In order to forecast its potential taproom business, Sweetwater is using historical data from its tour programs, Farace said.

“With more than 100,000 people a year that come through our tours, we have had a lot of beer go over the bar in the 20 years that we’ve been in business,” he said.

Even with 100,000 visitors annually, Sweetwater most likely won’t eclipse the 3,000 barrel threshold, however. Consider the math: If every single patron drank one 16 oz. pint in the taproom, the company would sell approximately 400 barrels over the bar each year. Expressed differently, those 100,000 visitors would each need to consume at least seven beers in the taproom before Sweetwater brushed up against the limit.

Nevertheless, Farace said the company does anticipate an uptick in visitors as a result of the change. To accommodate, the company hired “about a dozen” employees and extended the hours of its main taproom and tasting room at The Woodlands barrel-aging facility, he said.

“When we built this brewery, we built it for the future,” Farace said. “To see this opportunity in front of us now, we’re glad that we made the investment that we did.”

Another craft outfit, Monday Night Brewing, is in the process of building a sizeable brewing and taproom destination in the Beltline area of Atlanta. Eleven months ago, the company broke ground on the $2 million project, which will be focused on the production of barrel-aged and sour beers.

“The law change was a big part of why we decided to build that second brewery in Georgia,” Monday Night Brewing co-founder Jonathan Baker told Brewbound. “Anything is a big step forward.”

Monday Night is hoping to open its second facility by the end of September. In the meantime, Baker said the company will expand the hours at its existing taproom and treat the September 1 law change as a “soft launch” in order to gauge customer demand.

Despite plans to open its new facility later next month, Baker said some of the beers aging and souring at the facility are still “two to three years” away from an official release. Baker said sales at the company’s existing taproom could help offset some of the upfront investments that the company has made to build the new facility.

To fully capitalize on the ability to sell directly to consumers via the company’s current taproom, Baker said Monday Night would spend a few thousand dollars on various upgrades such as the addition of a point-of-sale systems, as well as new shelving and glassware that will help transform the space into a “marketing tool.”

“It will probably be closer to $5,000 to $10,000 by the time the year is up,” he said of the investment.

Still, Baker said it may take time for consumers to adjust to the change and that taprooms are “no longer just a place to pregame before you actually go out for the night.”

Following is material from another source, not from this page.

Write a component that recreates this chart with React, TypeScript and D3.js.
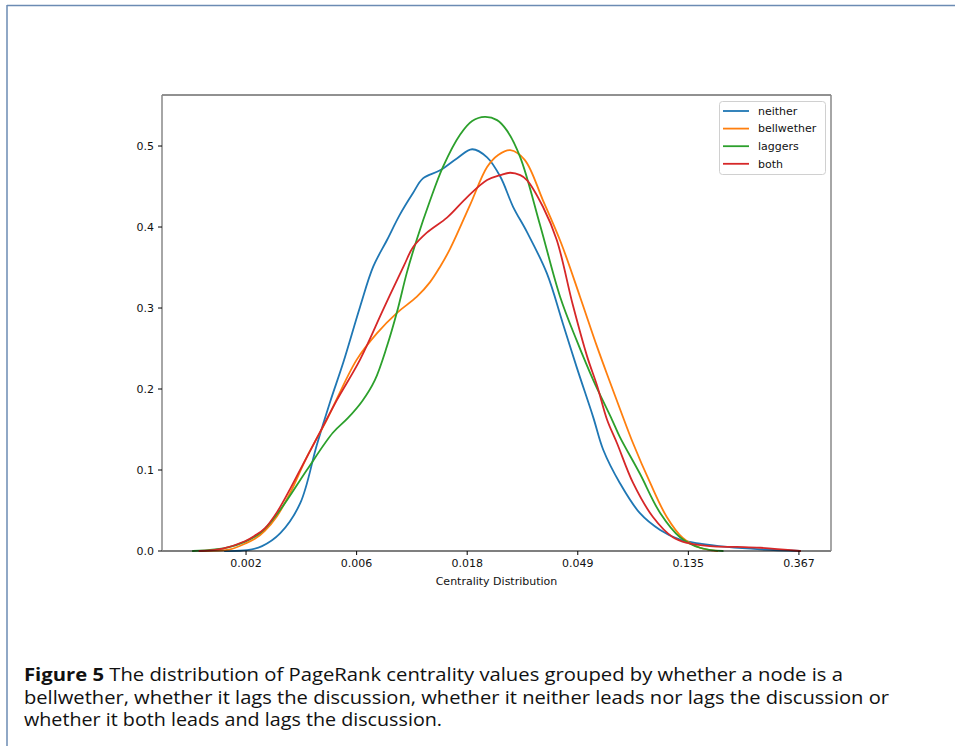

Another person looking forward to taproom sales? Former Stone brewmaster Mitch Steele, who departed the San Diego craft brewery last year to help launch New Realm Brewing in Atlanta.

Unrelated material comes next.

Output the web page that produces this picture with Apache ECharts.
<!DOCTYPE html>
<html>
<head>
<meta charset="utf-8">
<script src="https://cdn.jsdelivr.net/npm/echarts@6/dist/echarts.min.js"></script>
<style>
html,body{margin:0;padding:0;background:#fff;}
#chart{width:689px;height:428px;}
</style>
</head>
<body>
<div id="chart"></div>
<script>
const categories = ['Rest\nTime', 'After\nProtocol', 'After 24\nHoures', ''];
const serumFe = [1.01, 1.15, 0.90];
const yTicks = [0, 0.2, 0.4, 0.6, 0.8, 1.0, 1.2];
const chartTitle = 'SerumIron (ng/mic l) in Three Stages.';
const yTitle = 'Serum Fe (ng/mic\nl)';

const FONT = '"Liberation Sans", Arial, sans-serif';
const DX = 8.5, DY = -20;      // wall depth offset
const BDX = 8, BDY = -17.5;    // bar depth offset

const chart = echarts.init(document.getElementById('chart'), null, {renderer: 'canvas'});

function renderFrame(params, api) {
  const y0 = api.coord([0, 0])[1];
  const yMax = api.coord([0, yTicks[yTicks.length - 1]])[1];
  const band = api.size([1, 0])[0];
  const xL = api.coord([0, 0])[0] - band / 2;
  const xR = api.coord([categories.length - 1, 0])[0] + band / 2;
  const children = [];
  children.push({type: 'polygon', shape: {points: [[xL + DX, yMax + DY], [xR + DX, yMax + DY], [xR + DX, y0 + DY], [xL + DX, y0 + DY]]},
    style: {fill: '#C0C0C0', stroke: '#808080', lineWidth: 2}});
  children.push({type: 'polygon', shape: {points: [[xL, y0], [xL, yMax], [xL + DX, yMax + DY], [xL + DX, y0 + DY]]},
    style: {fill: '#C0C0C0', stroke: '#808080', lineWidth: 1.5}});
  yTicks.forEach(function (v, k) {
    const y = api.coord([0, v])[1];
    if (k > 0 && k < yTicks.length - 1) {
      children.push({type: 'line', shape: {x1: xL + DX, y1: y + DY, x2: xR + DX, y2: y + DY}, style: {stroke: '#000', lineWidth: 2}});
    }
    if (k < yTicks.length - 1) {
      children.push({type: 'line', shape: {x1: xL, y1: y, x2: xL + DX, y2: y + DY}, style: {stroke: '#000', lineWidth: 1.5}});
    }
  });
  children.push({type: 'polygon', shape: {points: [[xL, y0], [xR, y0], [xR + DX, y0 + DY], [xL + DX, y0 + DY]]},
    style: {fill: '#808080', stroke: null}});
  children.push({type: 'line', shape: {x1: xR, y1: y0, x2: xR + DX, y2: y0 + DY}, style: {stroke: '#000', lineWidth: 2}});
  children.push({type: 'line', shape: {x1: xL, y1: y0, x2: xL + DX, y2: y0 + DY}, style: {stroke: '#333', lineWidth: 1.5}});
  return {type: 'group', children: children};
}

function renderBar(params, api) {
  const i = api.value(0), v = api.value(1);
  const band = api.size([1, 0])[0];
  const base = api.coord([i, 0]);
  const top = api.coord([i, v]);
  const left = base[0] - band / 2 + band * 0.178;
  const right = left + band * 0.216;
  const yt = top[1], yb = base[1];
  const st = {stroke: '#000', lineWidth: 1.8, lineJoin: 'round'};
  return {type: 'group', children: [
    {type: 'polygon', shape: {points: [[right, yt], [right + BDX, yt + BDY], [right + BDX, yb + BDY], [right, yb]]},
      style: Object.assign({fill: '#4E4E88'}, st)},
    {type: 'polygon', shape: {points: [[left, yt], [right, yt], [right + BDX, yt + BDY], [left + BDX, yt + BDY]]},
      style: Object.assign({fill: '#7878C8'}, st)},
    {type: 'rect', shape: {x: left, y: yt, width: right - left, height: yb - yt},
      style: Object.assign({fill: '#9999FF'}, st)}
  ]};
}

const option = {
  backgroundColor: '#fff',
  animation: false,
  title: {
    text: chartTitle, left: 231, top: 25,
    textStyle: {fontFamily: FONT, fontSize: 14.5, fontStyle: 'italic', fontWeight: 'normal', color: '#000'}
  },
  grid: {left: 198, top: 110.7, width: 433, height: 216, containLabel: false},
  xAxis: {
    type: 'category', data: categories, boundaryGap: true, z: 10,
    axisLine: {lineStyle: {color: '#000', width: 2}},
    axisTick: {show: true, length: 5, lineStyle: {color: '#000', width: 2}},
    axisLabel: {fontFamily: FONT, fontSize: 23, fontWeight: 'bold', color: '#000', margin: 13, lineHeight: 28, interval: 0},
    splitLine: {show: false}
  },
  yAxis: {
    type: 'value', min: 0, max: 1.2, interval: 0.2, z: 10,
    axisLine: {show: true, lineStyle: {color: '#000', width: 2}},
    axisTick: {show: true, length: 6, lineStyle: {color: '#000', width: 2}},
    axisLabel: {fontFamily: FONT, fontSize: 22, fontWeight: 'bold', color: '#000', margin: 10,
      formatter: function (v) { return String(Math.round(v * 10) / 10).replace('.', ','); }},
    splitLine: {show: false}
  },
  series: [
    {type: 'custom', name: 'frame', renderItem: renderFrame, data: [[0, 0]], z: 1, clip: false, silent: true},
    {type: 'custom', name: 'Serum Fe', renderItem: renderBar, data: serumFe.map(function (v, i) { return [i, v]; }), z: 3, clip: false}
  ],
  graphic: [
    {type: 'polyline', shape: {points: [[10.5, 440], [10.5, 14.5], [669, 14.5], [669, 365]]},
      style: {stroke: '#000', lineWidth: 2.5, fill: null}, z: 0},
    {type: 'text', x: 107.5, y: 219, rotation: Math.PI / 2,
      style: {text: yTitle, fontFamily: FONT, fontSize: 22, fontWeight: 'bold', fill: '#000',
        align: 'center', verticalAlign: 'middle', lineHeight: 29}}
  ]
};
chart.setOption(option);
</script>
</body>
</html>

“I live in California, and taprooms here are the lifeblood of a lot of the small brewers here,” he said. “They’re generating a lot of income through their taprooms.”

Last September, the owners of New Realm announced plans to build a brewpub, and Steele said they were hopeful that change was forthcoming. Now that it has arrived, the company plans to trade its brewpub license for a manufacturing license, a switch that will allow New Realm to produce more beer without losing the ability to sell directly to consumers.

“When that law changes,” he said. “… it will allow us to sell a lot more beer than we could if were were classified as a brewpub, yet still have a restaurant and still be able to serve beer in our facility and sell beer to go.”

New Realm is slated to open in early November, about three months behind schedule, Steele said. The company’s plan is to eventually scale production to 20,000 barrels annually and begin broader distribution, despite its initial focus on selling direct.

“We will distribute,” he said. “We don’t know what the timing will be. I think the first few months that we’re open, we’re going to be focusing primarily on selling the beer in our restaurant.”